There’s only one player trying to stop the rot. That’s Mario Draghi’s ECB. Initially with the Targeted long-term refinancing Operation (TLTRO), then with the introduction of covered bond, Asset-backed security (ABS) and Residential Mortgage-backed Security (RMBS) acquisitions. All measures designed to loosen the purse strings and hence its operating risk by about 1,000 bn euro. And if this were not enough, it has undertaken to do more. What? Exactly what the Federal Reserve has been doing since 2008 and the Lehman Brothers collapse, meaning the introduction of Quantitative Easing (QE) which includes the purchase of government securities. But then what? Beyond that what can the ECB legitimately hope to do to save the eurozone? Absolutely nothing.

Any real solution can only stem from the individual member states. Draghi has been saying so for months: “Without state support, the EBC cannot hope to find a solution to the crisis”. He’s right. Without a strong and firm stand by Rome, Paris, Berlin and Madrid and all the others, there’s no way out of the quicksand. To grow one has to suffer and commit, even be prepared to bash one’s head against entrenched positions and vested interests, so exceptional before as much as they are protected today. If one is going to experience political annihilation, one might as well make sure that these reforms are capable of turning tired, edgy countries on their heads, countries that have lost the desire to think of the future with the kind of positive drive experienced in the post-WWII period. This is not the case just in Italy, but also in France and Germany, because were not facing just a temporary crisis, or one affecting just a few countries. No, this time round all the production factors of the developed economies are on the line, and failing to see this only means prolonging the agony. Either the member states take action or their fate is sealed. The time for announcements is over.
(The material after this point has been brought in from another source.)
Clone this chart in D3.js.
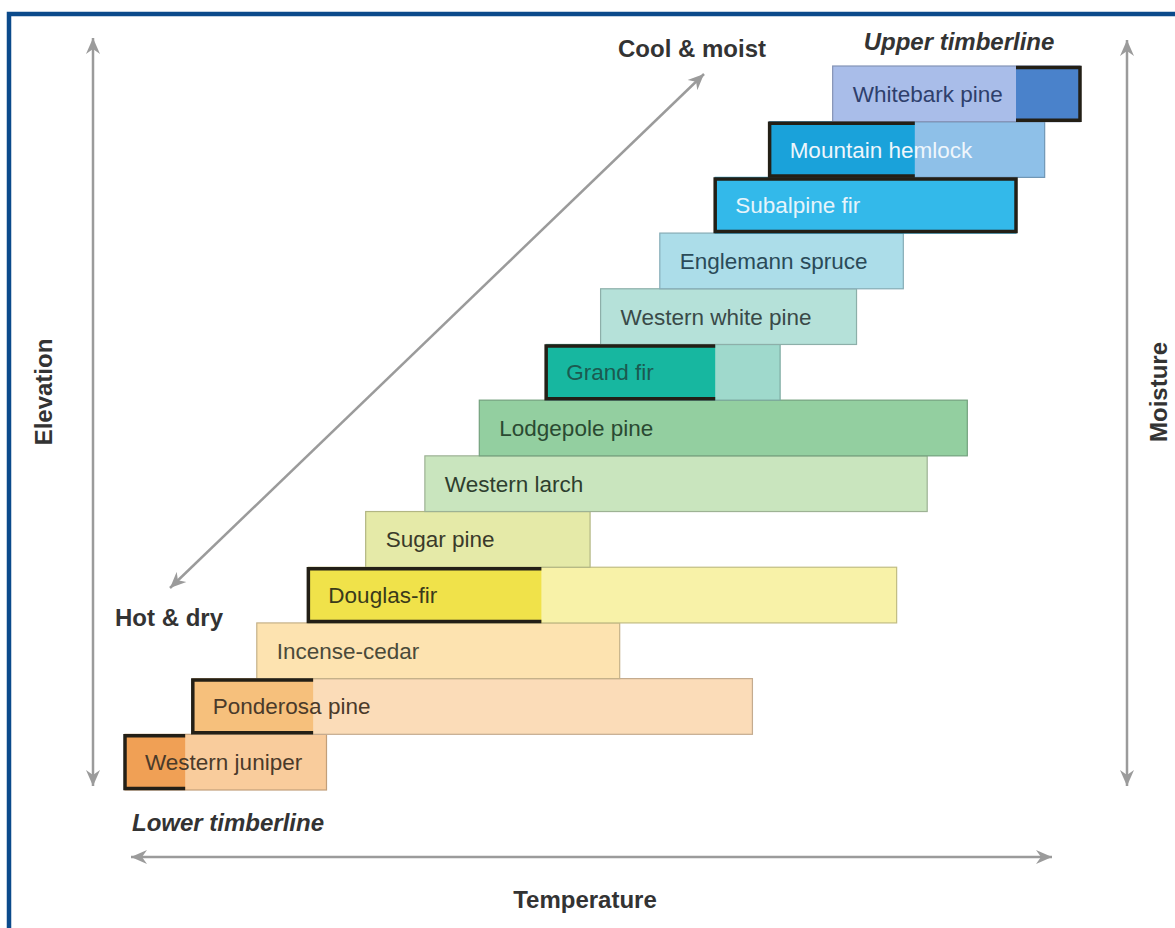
<!DOCTYPE html>
<html>
<head>
<meta charset="utf-8">
<script src="https://cdnjs.cloudflare.com/ajax/libs/d3/7.8.5/d3.min.js"></script>
<style>
  body { margin: 0; background: #fff; }
  svg { display: block; }
</style>
</head>
<body>
<svg id="chart" width="1175" height="928"></svg>
<script>
// species from lower timberline (bottom) to upper timberline (top)
var species = ["Western juniper", "Ponderosa pine", "Incense-cedar", "Douglas-fir", "Sugar pine",
  "Western larch", "Lodgepole pine", "Grand fir", "Western white pine", "Englemann spruce",
  "Subalpine fir", "Mountain hemlock", "Whitebark pine"];

// range along the temperature / moisture gradient (0 = hot & dry, 100 = cool & moist)
var rangeStart = [0, 7.1, 13.8, 19.2, 25.2, 31.4, 37.1, 44.1, 49.8, 56.0, 61.8, 67.5, 74.1];
var rangeEnd   = [21.1, 65.7, 51.8, 80.8, 48.7, 84.0, 88.2, 68.6, 76.6, 81.5, 93.3, 96.3, 100];

// optimum part of each range (null = none)
var optStart = [0, 7.1, null, 19.2, null, null, null, 44.1, null, null, 61.8, 67.5, 93.3];
var optEnd   = [6.3, 19.7, null, 43.6, null, null, null, 61.8, null, null, 93.3, 82.7, 100];

var lightColors = ["#f9cc9c", "#fbdcb8", "#fde3b0", "#f8f2a8", "#e5eaa8", "#c9e5be", "#93cfa0",
  "#9fd9cc", "#b5e1d9", "#acdde9", "#33b9ea", "#8ec0e8", "#a9bde9"];
var darkColors = ["#f0a055", "#f6c07c", null, "#f0e24a", null, null, null,
  "#17b7a0", null, null, "#33b9ea", "#1aa2da", "#4a82cb"];
var textColors = ["#4a3a2a", "#4a3a2a", "#4a4a3a", "#3a3a1a", "#3a3a2a", "#2e3e2e", "#2a4a32",
  "#1b5a50", "#3a4a48", "#2a4a58", "#e6f4fb", "#eef6fc", "#2e3f6c"];

var svg = d3.select("#chart");

var x = d3.scaleLinear().domain([0, 100]).range([125, 1080]);
var y = d3.scaleBand().domain(species).range([790, 66]).paddingInner(0);

var grey = "#9b9b9b";

// frame
svg.append("path")
    .attr("d", "M9,940 L9,14 L1190,14")
    .attr("fill", "none")
    .attr("stroke", "#0b4a8b")
    .attr("stroke-width", 4.5);

// arrowhead
var defs = svg.append("defs");
defs.append("marker")
    .attr("id", "head")
    .attr("viewBox", "-16 -8 18 16")
    .attr("refX", 0)
    .attr("refY", 0)
    .attr("markerWidth", 18)
    .attr("markerHeight", 16)
    .attr("markerUnits", "userSpaceOnUse")
    .attr("orient", "auto-start-reverse")
    .append("path")
    .attr("d", "M0,0 L-16,-7 L-11,0 L-16,7 Z")
    .attr("fill", grey);

function arrow(x1, y1, x2, y2) {
    svg.append("line")
        .attr("x1", x1).attr("y1", y1)
        .attr("x2", x2).attr("y2", y2)
        .attr("stroke", grey)
        .attr("stroke-width", 2.5)
        .attr("marker-start", "url(#head)")
        .attr("marker-end", "url(#head)");
}

arrow(93, 786, 93, 38);
arrow(1127, 786, 1127, 40);
arrow(131, 857, 1052, 857);
arrow(170, 588, 704, 74);

// range bars
var rows = svg.append("g");
species.forEach(function(name, i) {
    var y0 = y(name);
    rows.append("rect")
        .attr("x", x(rangeStart[i]))
        .attr("y", y0)
        .attr("width", x(rangeEnd[i]) - x(rangeStart[i]))
        .attr("height", y.bandwidth())
        .attr("fill", lightColors[i])
        .attr("stroke", d3.color(lightColors[i]).darker(0.7))
        .attr("stroke-width", 1.2);
    if (optStart[i] !== null) {
        rows.append("rect")
            .attr("x", x(optStart[i]))
            .attr("y", y0)
            .attr("width", x(optEnd[i]) - x(optStart[i]))
            .attr("height", y.bandwidth())
            .attr("fill", darkColors[i]);
    }
});

// thick outline on the optimum part (open on the side touching the rest of the range)
var outlines = svg.append("g");
species.forEach(function(name, i) {
    if (optStart[i] === null) return;
    var a = x(optStart[i]), b = x(optEnd[i]);
    var t = y(name) + 1.5, btm = y(name) + y.bandwidth() - 1.5;
    var d;
    if (optStart[i] <= rangeStart[i] && optEnd[i] >= rangeEnd[i]) {
        d = "M" + a + "," + t + "L" + b + "," + t + "L" + b + "," + btm + "L" + a + "," + btm + "Z";
    } else if (optStart[i] <= rangeStart[i]) {
        d = "M" + b + "," + t + "L" + a + "," + t + "L" + a + "," + btm + "L" + b + "," + btm;
    } else {
        d = "M" + a + "," + t + "L" + b + "," + t + "L" + b + "," + btm + "L" + a + "," + btm;
    }
    outlines.append("path")
        .attr("d", d)
        .attr("fill", "none")
        .attr("stroke", "#231f16")
        .attr("stroke-width", 3.5)
        .attr("stroke-linejoin", "miter");
});

// species labels
species.forEach(function(name, i) {
    svg.append("text")
        .attr("x", x(rangeStart[i]) + 20)
        .attr("y", y(name) + y.bandwidth() / 2 + 8)
        .attr("fill", textColors[i])
        .attr("font-family", "'Liberation Sans', Arial, sans-serif")
        .attr("font-size", 22.5)
        .text(name);
});

// gradient labels
function label(txt, px, py, anchor, italic, rotate) {
    var t = svg.append("text")
        .attr("text-anchor", anchor)
        .attr("fill", "#333")
        .attr("font-family", "'Liberation Sans', Arial, sans-serif")
        .attr("font-weight", "bold")
        .attr("font-size", 24)
        .attr("font-style", italic ? "italic" : "normal")
        .text(txt);
    if (rotate) {
        t.attr("transform", "translate(" + px + "," + py + ") rotate(-90)");
    } else {
        t.attr("x", px).attr("y", py);
    }
}

label("Cool & moist", 692, 57, "middle", false, false);
label("Upper timberline", 959, 50, "middle", true, false);
label("Hot & dry", 115, 626, "start", false, false);
label("Lower timberline", 228, 831, "middle", true, false);
label("Temperature", 585, 908, "middle", false, false);
label("Elevation", 52, 392, "middle", false, true);
label("Moisture", 1167, 392, "middle", false, true);
</script>
</body>
</html>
In a world that has lost its bearings and all belief, how can a eurozone hope to survive if it continues to quarrel and can’t muster a long-term vision? It won’t. So we have to own up to it, however much it hurts. We should shelve any expectations we have for 2015. We’ve witnessed at our own expense how the expectations for 2014 were betrayed by the slackness displayed by many countries, including our own. I know it’s painful and perhaps humiliating, but when faced with total uncertainty, perhaps it’s the best way to avoid more surprises.